Running a business while in college and playing sports has been a challenge, Samardzija said. Often, she works 40 hours a week on top of studies, training, travel and competing — and sometimes sleeps only four hours a night.

She said being in sports has given her the discipline she needs to keep it all going.

“I have a set of lists for each thing: practice, business stuff and class,” she said. “I’m running all over all the time, but now I’m used to it. In tennis, my coach has helped me realize the importance of that discipline.”

The pitch competitions have allowed her to avoid taking out business loans so far, Samardzija said.

“It funded all the legal fees, the patents, production, in order to keep Locker Lifestyle debt-free. I take pride in that I have been able to keep 100 percent of the company and own it,” she said.

Samardzija said she sold nearly 1,000 units of product in 2017.

Social media has been one of her top marketing methods, she added.

“I love when people send me pictures of where they use the product, or what they put in it,” Samardzija said. “Before Christmas, I was really overwhelmed about meeting deadlines.

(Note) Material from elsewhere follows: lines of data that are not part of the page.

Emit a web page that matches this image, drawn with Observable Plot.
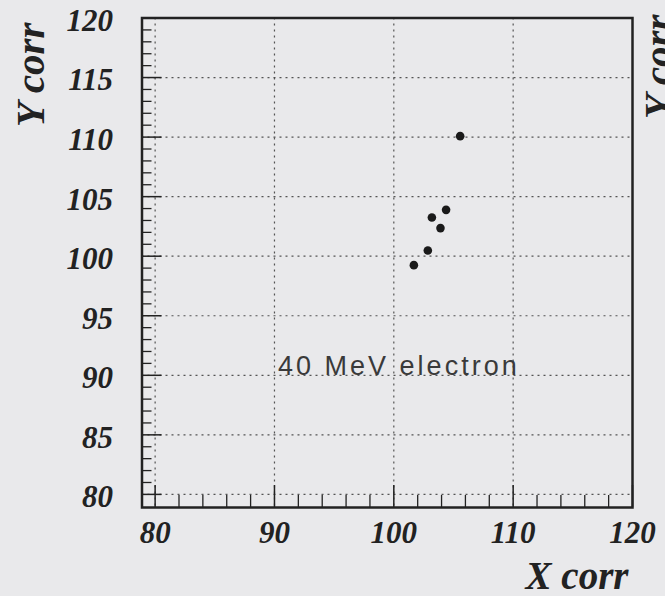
<!DOCTYPE html>
<html>
<head>
<meta charset="utf-8">
<script src="https://cdn.jsdelivr.net/npm/d3@7"></script>
<script src="https://cdn.jsdelivr.net/npm/@observablehq/plot@0.6"></script>
<style>
  html, body { margin: 0; padding: 0; background: #e9e9eb; }
  #chart { width: 665px; height: 596px; overflow: hidden; }
  .annot text { letter-spacing: 3px; }
</style>
</head>
<body>
<div id="chart"></div>
<script>
// Reconstructed hit positions for a 40 MeV electron
const xCorr = [105.56, 104.38, 103.19, 103.91, 102.85, 101.68];
const yCorr = [110.08, 103.89, 103.25, 102.36, 100.48, 99.25];

// Axis tick values
const xMajor = [80, 90, 100, 110, 120];
const yMajor = [80, 85, 90, 95, 100, 105, 110, 115, 120];
const xMinor = d3.range(82, 120, 2).filter(v => v % 10 !== 0);
const yMinor = d3.range(81, 120, 1).filter(v => v % 5 !== 0);

const annotation = "40 MeV electron";

const points = xCorr.map((x, i) => ({x, y: yCorr[i]}));

const W = 665, H = 596;
const mL = 141.5, mR = 33, mT = 17.5, mB = 89;
const fw = W - mL - mR, fh = H - mT - mB;

const serif = "'Liberation Serif', 'Times New Roman', serif";
const ink = "#222";

const chart = Plot.plot({
  width: W,
  height: H,
  marginLeft: mL,
  marginRight: mR,
  marginTop: mT,
  marginBottom: mB,
  style: {background: "transparent", color: ink, overflow: "visible"},
  x: {domain: [78.9, 120]},
  y: {domain: [78.9, 120]},
  marks: [
    // dotted grid at the major divisions
    Plot.gridX(xMajor.filter(v => v < 120), {stroke: "#444", strokeOpacity: 0.9, strokeWidth: 1.2, strokeDasharray: "2,4"}),
    Plot.gridY(yMajor.filter(v => v < 120), {stroke: "#444", strokeOpacity: 0.9, strokeWidth: 1.2, strokeDasharray: "2,4"}),
    // inward ticks along the bottom edge
    Plot.ruleX(xMinor, {x: d => d, insetTop: fh - 12, stroke: ink, strokeWidth: 1.3}),
    Plot.ruleX(xMajor, {x: d => d, insetTop: fh - 22, stroke: ink, strokeWidth: 1.5}),
    // inward ticks along the left edge
    Plot.ruleY(yMinor, {y: d => d, insetRight: fw - 10, stroke: ink, strokeWidth: 1.3}),
    Plot.ruleY(yMajor, {y: d => d, insetRight: fw - 20, stroke: ink, strokeWidth: 1.5}),
    Plot.axisX(xMajor, {
      tickSize: 0, tickPadding: 13, label: null,
      fontFamily: serif, fontSize: 31, fontStyle: "italic", fontWeight: "bold", fill: ink
    }),
    Plot.axisY(yMajor, {
      tickSize: 0, tickPadding: 29, label: null, dy: 3,
      fontFamily: serif, fontSize: 31, fontStyle: "italic", fontWeight: "bold", fill: ink
    }),
    Plot.frame({stroke: ink, strokeWidth: 2.5}),
    Plot.dot(points, {x: "x", y: "y", r: 4.3, fill: "#1a1a1a", stroke: "none"}),
    Plot.text([annotation], {
      x: 90.3, y: 90, text: d => d, textAnchor: "start", lineAnchor: "bottom",
      fontFamily: "'Liberation Sans', Arial, sans-serif", fontSize: 27, fill: "#3a3a3a",
      className: "annot"
    }),
    // axis titles
    Plot.text(["X corr"], {
      frameAnchor: "bottom-right", text: d => d, dx: -4, dy: 81,
      textAnchor: "end", lineAnchor: "bottom",
      fontFamily: serif, fontSize: 39, fontStyle: "italic", fontWeight: "bold", fill: ink
    }),
    Plot.text(["Y corr"], {
      frameAnchor: "top-left", text: d => d, dx: 43 - mL, dy: 22 - mT, rotate: -90,
      textAnchor: "end", lineAnchor: "bottom",
      fontFamily: serif, fontSize: 41, fontStyle: "italic", fontWeight: "bold", fill: ink
    }),
    // title of the neighbouring panel, cut by the right edge
    Plot.text(["Y corr"], {
      frameAnchor: "top-right", text: d => d, dx: 671 - (W - mR), dy: 14 - mT, rotate: -90,
      textAnchor: "end", lineAnchor: "bottom",
      fontFamily: serif, fontSize: 41, fontStyle: "italic", fontWeight: "bold", fill: ink
    })
  ]
});

document.getElementById("chart").append(chart);
</script>
</body>
</html>
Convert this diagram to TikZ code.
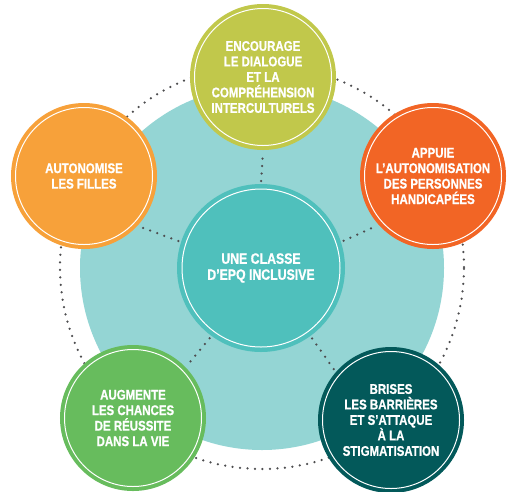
\documentclass[tikz,border=0pt]{standalone}
\usepackage{fontspec}
\newfontfamily\labfont[FakeStretch=0.82, BoldFeatures={FakeBold=0.8}]{Liberation Sans}
\usepackage{tikz}
\definecolor{pale}{HTML}{94D5D4}
\definecolor{hubteal}{HTML}{4FC0BC}
\definecolor{olive}{HTML}{C1C84B}
\definecolor{apricot}{HTML}{F7A13A}
\definecolor{vermil}{HTML}{F26525}
\definecolor{leaf}{HTML}{67BC5D}
\definecolor{deepteal}{HTML}{03595A}
\definecolor{dotgray}{HTML}{4D4D4F}
\tikzset{
    bubble/.style={circle, minimum size=137pt, inner sep=0pt, outer sep=4.5pt, line width=4pt,
        double=white, double distance=1pt, text=white, align=center,
        font=\labfont\bfseries\fontsize{14}{15.5}\selectfont},
    hubble/.style={bubble, minimum size=158pt, outer sep=5pt, line width=4.5pt,
        font=\labfont\bfseries\fontsize{15}{16}\selectfont},
    spoke/.style={draw=dotgray, line width=2.5pt, line cap=round, dash pattern=on 0pt off 7.5pt}
}

\begin{document}
\begin{tikzpicture}[x=1pt, y=1pt]
                \useasboundingbox (0,0) rectangle (508,-491);
                \draw[spoke] (262,-267) circle (202pt);
                \fill[pale] (262,-268) circle (182pt);
                \node[hubble, draw=hubteal, fill=hubteal] (hub) at (261,-268) {UNE CLASSE\\D’EPQ INCLUSIVE};
                \node[bubble, draw=olive, fill=olive] (dialogue) at (263,-77) {ENCOURAGE\\LE DIALOGUE\\ET LA\\COMPRÉHENSION\\INTERCULTURELS};
                \node[bubble, draw=apricot, fill=apricot] (filles) at (84,-176) {AUTONOMISE\\LES FILLES};
                \node[bubble, draw=vermil, fill=vermil] (handicap) at (433,-176) {APPUIE\\L’AUTONOMISATION\\DES PERSONNES\\HANDICAPÉES};
                \node[bubble, draw=leaf, fill=leaf] (reussite) at (133,-418) {AUGMENTE\\LES CHANCES\\DE RÉUSSITE\\DANS LA VIE};
                \node[bubble, draw=deepteal, fill=deepteal] (barrieres) at (391,-420) {BRISES\\LES BARRIÈRES\\ET S’ATTAQUE\\À LA\\STIGMATISATION};
                \draw[spoke, shorten <=3pt, shorten >=3pt] (hub.90) -- (dialogue.270);
                \draw[spoke, shorten <=3pt, shorten >=3pt] (hub.162) -- (filles.317);
                \draw[spoke, shorten <=3pt, shorten >=3pt] (hub.18) -- (handicap.222);
                \draw[spoke, shorten <=3pt, shorten >=3pt] (hub.234) -- (reussite.44);
                \draw[spoke, shorten <=3pt, shorten >=3pt] (hub.306) -- (barrieres.139);
            \end{tikzpicture}
\end{document}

Then I got a picture of a customer in Thailand feeding an elephant wearing my product, and it made my day.”

To keep the momentum going, she launched a Locker Lifestyle ambassador program this month for customers and followers of the brand to spread the word — from high school students to active older women to outdoor sports enthusiasts.

She also is speaking at entrepreneurship forums, participating in running and sporting expos and events, and seeking opportunities to “co-logo” her products, i.e., put her logo on the front and a college sports team’s logo on the back.

Samardzija said many people have brought her to this level of success.

“The competitions and connections and advice and people I’ve met have gotten me to where I am,” she said. “Both of my parents have come to all my competitions, so now they’re not allowed to not come to any because they’re good luck charms.

“They’ve believed in me the entire time. It would not have been possible to do any of this without them.”